E. P.: Une information et une discussion sur les valeurs de la société peuvent être très intéressantes. Il y a des communes qui discutent avec les candidats sur la signification de la naturalisation et les principaux aspects de la citoyenneté. Peut-être que cela permet de comprendre que la personne n’est pas prête à s’intégrer. Mais des tests avec des questions à choix multiple n’apportent rien.

swissinfo: Est-ce qu’il faudrait introduire des tests standardisés en Suisse? Ou bien considère-t-on que la naturalisation est l’affaire des communes?

E. P.: En 2002, nous avons fait une étude sur la naturalisation dans les communes. Nous avons trouvé des différences énormes. Un Turc qui est bien intégré n’a aucune chance à certains endroits, et aucun problème ailleurs.

Pour plus d’équité, il est urgent d’introduire des tests standardisés et un droit de recours.

swissinfo: La naturalisation est-elle une garantie d’intégration?

E. P.: Bien sûr que non. C’est un pas vers l’intégration et non le couronnement d’un processus. Pour les étrangers, c’est une incitation.

Interview swissinfo: Gaby Ochsenbein
(Traduction de l’allemand: Isabelle Eichenberger)
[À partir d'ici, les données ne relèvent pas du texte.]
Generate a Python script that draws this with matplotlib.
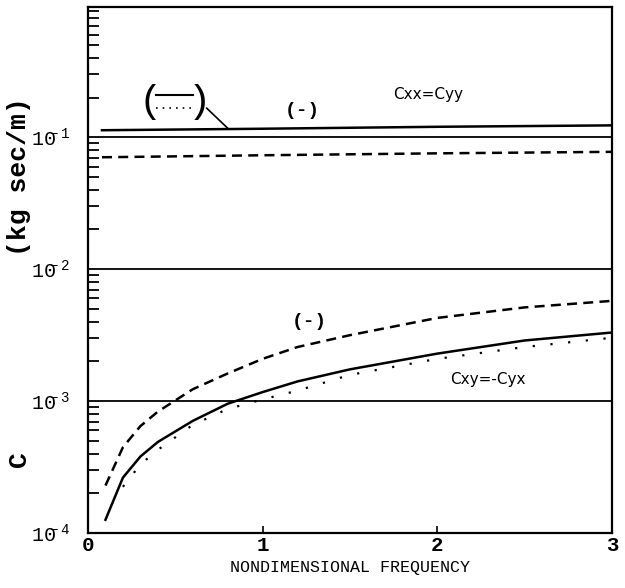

– Une demande de naturalisation peut être déposée en Suisse après y avoir résidé depuis 12 ans.
– La Suisse accorde la naturalisation à qui est bien intégré et connaît le système juridique suisse.
– La naturalisation passe par les cantons et les communes. La procédure peut varier beaucoup.
– En 2004, le peuple suisse a refusé un article constitutionnel proposant la naturalisation facilitée des étrangers des 2e et 3e générations.
– En 2005, 39’753 naturalisations ont été enregistrées en Suisse, un record.
– La Suisse compte 1,5 million d’étrangers pour plus de 7 millions d’habitants.

Etienne Piguet est né le 20 août 1966 à Montreux (Vaud).
Il a fait des études d’économie à Lausanne.
Depuis 2001, il est professeur à l’Institut de géographie de l’Université de Neuchâtel.
Il est expert en migration et intégration.
Il a publié plusieurs livres, dont «La naturalisation en Suisse: différences entre nationalités, cantons et communes». Etienne Piguet et Philippe Wanner, 2000, Neuchâtel: Office fédéral de la statistique, ainsi que «L’Immigration en Suisse».